=== DATA PROVIDED ===
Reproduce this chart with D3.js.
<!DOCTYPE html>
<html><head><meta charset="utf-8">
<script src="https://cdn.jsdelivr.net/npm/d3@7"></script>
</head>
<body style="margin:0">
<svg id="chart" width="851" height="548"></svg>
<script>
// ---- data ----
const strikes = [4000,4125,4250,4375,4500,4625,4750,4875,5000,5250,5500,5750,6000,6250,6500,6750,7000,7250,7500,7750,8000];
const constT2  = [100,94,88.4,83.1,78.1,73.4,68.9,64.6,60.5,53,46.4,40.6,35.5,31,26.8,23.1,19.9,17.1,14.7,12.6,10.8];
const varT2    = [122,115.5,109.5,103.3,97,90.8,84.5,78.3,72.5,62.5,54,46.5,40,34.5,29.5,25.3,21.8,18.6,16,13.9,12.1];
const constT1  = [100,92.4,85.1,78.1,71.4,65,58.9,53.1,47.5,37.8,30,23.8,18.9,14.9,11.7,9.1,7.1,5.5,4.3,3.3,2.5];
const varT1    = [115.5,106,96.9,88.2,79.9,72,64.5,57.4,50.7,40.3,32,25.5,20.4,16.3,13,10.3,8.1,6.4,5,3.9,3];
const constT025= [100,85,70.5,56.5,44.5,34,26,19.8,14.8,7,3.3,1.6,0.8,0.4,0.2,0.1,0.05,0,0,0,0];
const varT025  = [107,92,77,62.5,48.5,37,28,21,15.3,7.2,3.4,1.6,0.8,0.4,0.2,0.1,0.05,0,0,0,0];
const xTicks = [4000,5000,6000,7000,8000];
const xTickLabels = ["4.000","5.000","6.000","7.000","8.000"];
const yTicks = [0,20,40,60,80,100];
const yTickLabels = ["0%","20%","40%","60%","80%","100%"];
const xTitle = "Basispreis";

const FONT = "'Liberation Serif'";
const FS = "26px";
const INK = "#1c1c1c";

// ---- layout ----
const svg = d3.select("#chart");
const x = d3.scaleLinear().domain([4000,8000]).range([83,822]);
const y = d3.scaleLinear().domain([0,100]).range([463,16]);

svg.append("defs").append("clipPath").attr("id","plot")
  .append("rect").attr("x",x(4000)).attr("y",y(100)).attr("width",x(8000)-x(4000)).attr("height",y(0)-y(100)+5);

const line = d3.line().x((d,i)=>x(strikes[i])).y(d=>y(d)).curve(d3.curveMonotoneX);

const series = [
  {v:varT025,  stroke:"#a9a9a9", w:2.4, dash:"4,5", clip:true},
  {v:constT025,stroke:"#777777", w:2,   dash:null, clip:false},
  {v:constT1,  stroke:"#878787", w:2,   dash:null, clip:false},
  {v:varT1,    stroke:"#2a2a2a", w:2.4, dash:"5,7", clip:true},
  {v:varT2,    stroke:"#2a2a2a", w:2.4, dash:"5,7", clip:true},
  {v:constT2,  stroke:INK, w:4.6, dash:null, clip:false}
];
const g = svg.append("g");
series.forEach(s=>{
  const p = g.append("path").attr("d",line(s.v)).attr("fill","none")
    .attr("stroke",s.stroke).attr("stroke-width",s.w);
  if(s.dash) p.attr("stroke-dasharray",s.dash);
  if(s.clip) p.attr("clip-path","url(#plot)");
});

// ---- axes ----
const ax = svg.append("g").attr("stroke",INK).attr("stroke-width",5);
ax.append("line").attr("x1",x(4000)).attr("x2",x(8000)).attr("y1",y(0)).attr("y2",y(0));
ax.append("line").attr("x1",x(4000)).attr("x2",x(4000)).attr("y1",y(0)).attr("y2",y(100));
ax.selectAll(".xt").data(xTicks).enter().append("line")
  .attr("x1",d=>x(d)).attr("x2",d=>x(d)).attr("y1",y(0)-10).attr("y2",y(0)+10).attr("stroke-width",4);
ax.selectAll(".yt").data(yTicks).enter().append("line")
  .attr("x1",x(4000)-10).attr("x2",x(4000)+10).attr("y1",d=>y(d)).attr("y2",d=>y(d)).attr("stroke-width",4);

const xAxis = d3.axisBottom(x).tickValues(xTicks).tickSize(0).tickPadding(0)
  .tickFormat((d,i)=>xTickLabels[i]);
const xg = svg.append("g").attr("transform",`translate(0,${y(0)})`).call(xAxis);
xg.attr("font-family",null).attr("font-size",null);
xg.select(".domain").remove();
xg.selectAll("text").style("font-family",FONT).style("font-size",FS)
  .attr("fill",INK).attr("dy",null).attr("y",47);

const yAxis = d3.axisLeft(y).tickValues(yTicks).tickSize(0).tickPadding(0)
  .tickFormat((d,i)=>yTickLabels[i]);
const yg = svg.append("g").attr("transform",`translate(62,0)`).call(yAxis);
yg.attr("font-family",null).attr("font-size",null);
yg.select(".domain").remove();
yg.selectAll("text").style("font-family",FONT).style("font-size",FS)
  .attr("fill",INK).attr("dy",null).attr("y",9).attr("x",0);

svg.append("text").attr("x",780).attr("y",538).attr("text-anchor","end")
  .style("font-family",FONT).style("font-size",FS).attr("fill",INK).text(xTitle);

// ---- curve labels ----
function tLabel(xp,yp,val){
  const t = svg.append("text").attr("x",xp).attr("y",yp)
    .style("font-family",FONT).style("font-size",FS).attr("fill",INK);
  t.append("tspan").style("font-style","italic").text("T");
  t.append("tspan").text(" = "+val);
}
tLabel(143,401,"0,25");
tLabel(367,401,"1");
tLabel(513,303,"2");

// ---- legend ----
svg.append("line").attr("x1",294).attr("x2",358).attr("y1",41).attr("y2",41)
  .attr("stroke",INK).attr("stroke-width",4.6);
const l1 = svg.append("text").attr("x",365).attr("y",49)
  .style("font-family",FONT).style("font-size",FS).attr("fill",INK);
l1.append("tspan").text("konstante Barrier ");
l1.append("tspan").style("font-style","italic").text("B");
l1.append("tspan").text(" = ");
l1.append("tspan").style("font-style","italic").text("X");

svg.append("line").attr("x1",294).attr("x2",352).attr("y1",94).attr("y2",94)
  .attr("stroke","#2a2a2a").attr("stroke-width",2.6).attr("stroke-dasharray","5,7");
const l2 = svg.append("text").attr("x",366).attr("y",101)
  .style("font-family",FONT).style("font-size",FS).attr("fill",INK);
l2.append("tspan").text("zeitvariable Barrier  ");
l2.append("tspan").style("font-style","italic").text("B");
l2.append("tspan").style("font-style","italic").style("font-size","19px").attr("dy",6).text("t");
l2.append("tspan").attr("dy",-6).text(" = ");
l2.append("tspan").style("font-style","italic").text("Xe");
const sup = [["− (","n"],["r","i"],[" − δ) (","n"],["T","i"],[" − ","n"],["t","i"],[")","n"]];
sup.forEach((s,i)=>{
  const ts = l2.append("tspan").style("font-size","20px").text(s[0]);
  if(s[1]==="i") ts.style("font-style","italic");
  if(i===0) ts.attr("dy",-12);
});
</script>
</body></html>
===
=== DATA PROVIDED ===
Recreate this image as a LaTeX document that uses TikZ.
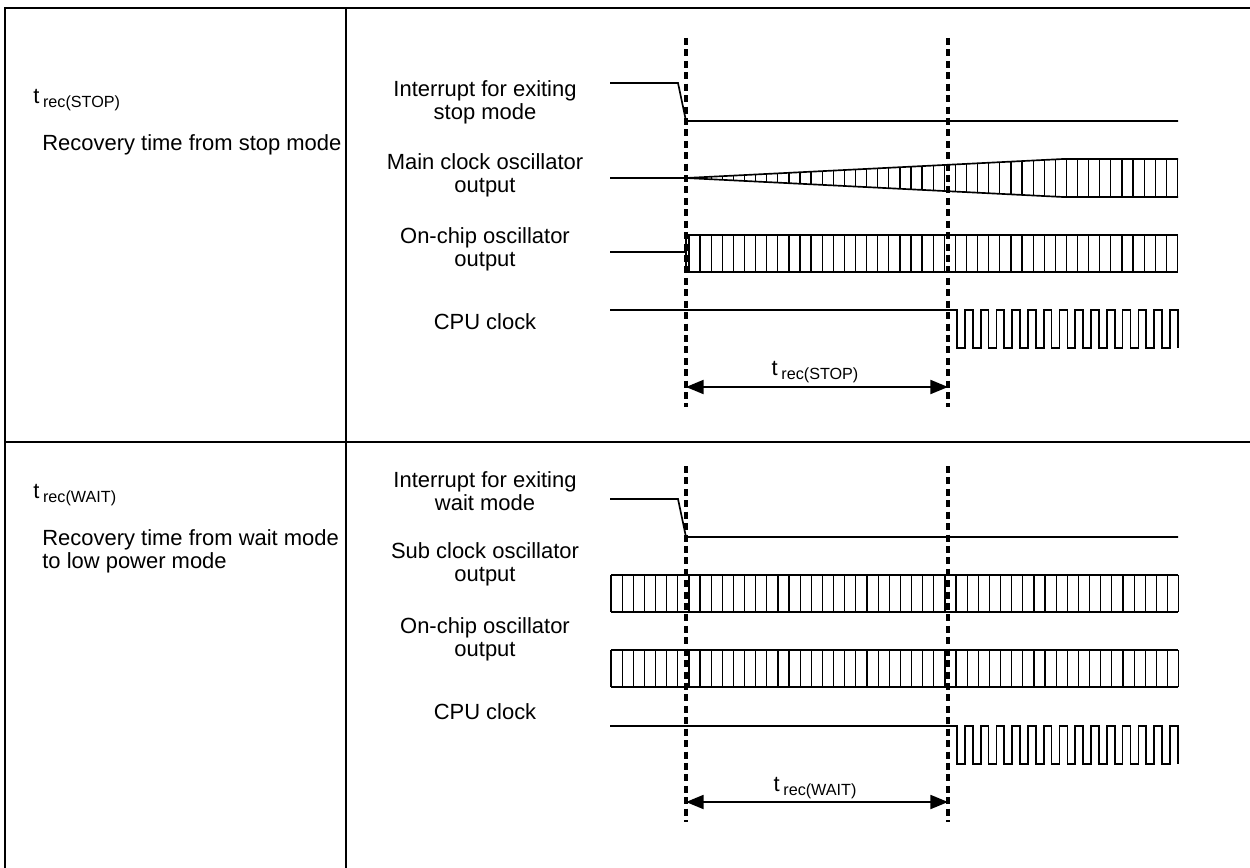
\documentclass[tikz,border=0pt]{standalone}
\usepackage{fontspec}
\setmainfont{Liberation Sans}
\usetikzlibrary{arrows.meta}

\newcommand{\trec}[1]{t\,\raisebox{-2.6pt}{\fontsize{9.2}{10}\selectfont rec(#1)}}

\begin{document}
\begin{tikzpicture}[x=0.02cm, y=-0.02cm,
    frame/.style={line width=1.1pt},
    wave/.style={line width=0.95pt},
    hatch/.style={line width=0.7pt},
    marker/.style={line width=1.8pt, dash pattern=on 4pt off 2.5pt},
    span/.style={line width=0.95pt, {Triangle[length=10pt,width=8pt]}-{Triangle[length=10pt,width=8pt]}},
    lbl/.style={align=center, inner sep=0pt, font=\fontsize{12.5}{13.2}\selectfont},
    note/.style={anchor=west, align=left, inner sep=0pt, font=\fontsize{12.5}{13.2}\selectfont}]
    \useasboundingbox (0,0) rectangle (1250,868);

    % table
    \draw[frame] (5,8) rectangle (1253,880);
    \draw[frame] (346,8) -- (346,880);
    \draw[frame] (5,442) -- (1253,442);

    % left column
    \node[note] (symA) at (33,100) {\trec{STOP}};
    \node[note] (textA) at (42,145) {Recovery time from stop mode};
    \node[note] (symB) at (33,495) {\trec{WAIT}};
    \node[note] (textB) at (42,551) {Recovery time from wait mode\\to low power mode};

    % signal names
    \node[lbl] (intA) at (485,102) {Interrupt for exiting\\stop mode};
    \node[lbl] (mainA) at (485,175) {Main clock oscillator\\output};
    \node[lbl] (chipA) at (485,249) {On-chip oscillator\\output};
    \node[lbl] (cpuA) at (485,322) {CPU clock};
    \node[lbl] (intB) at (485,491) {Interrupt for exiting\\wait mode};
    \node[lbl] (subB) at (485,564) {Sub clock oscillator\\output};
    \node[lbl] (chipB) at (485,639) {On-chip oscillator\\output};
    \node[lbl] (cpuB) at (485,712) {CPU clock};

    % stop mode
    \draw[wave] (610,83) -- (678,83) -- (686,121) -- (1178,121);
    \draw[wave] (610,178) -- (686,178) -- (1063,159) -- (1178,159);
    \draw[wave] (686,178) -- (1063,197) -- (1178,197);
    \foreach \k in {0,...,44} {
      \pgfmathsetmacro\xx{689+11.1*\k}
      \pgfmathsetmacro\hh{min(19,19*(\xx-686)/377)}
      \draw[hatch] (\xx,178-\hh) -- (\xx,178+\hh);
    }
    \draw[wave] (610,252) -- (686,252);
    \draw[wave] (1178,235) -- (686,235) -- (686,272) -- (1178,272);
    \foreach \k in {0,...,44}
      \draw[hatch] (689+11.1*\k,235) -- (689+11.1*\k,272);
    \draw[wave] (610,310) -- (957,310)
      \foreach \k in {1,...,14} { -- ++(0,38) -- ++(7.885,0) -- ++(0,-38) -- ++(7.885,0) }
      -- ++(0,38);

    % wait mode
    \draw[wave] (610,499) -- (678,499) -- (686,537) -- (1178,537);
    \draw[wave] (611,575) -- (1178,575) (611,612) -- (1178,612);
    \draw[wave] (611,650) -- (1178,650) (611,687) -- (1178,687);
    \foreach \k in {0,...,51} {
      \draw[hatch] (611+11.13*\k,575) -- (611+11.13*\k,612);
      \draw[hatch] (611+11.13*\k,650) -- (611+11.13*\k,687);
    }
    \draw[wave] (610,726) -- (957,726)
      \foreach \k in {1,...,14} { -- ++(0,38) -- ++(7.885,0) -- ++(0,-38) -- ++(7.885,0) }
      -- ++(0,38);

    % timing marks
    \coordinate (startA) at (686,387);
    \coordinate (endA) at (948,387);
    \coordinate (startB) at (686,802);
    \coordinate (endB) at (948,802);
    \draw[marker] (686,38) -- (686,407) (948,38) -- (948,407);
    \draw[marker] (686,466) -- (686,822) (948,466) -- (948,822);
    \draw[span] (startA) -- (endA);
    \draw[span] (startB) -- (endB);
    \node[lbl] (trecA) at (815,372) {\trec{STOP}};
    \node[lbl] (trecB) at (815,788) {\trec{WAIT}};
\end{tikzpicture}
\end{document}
===
*WORK INSTRUCTIONS*
Pictures excluded, give again exactly and only the lines of the material above from the line with "Recreate this image" through the line with "(cpuB) at (485,712)".

*SOLUTION*
Recreate this image as a LaTeX document that uses TikZ.
\documentclass[tikz,border=0pt]{standalone}
\usepackage{fontspec}
\setmainfont{Liberation Sans}
\usetikzlibrary{arrows.meta}

\newcommand{\trec}[1]{t\,\raisebox{-2.6pt}{\fontsize{9.2}{10}\selectfont rec(#1)}}

\begin{document}
\begin{tikzpicture}[x=0.02cm, y=-0.02cm,
    frame/.style={line width=1.1pt},
    wave/.style={line width=0.95pt},
    hatch/.style={line width=0.7pt},
    marker/.style={line width=1.8pt, dash pattern=on 4pt off 2.5pt},
    span/.style={line width=0.95pt, {Triangle[length=10pt,width=8pt]}-{Triangle[length=10pt,width=8pt]}},
    lbl/.style={align=center, inner sep=0pt, font=\fontsize{12.5}{13.2}\selectfont},
    note/.style={anchor=west, align=left, inner sep=0pt, font=\fontsize{12.5}{13.2}\selectfont}]
    \useasboundingbox (0,0) rectangle (1250,868);

    % table
    \draw[frame] (5,8) rectangle (1253,880);
    \draw[frame] (346,8) -- (346,880);
    \draw[frame] (5,442) -- (1253,442);

    % left column
    \node[note] (symA) at (33,100) {\trec{STOP}};
    \node[note] (textA) at (42,145) {Recovery time from stop mode};
    \node[note] (symB) at (33,495) {\trec{WAIT}};
    \node[note] (textB) at (42,551) {Recovery time from wait mode\\to low power mode};

    % signal names
    \node[lbl] (intA) at (485,102) {Interrupt for exiting\\stop mode};
    \node[lbl] (mainA) at (485,175) {Main clock oscillator\\output};
    \node[lbl] (chipA) at (485,249) {On-chip oscillator\\output};
    \node[lbl] (cpuA) at (485,322) {CPU clock};
    \node[lbl] (intB) at (485,491) {Interrupt for exiting\\wait mode};
    \node[lbl] (subB) at (485,564) {Sub clock oscillator\\output};
    \node[lbl] (chipB) at (485,639) {On-chip oscillator\\output};
    \node[lbl] (cpuB) at (485,712) {CPU clock};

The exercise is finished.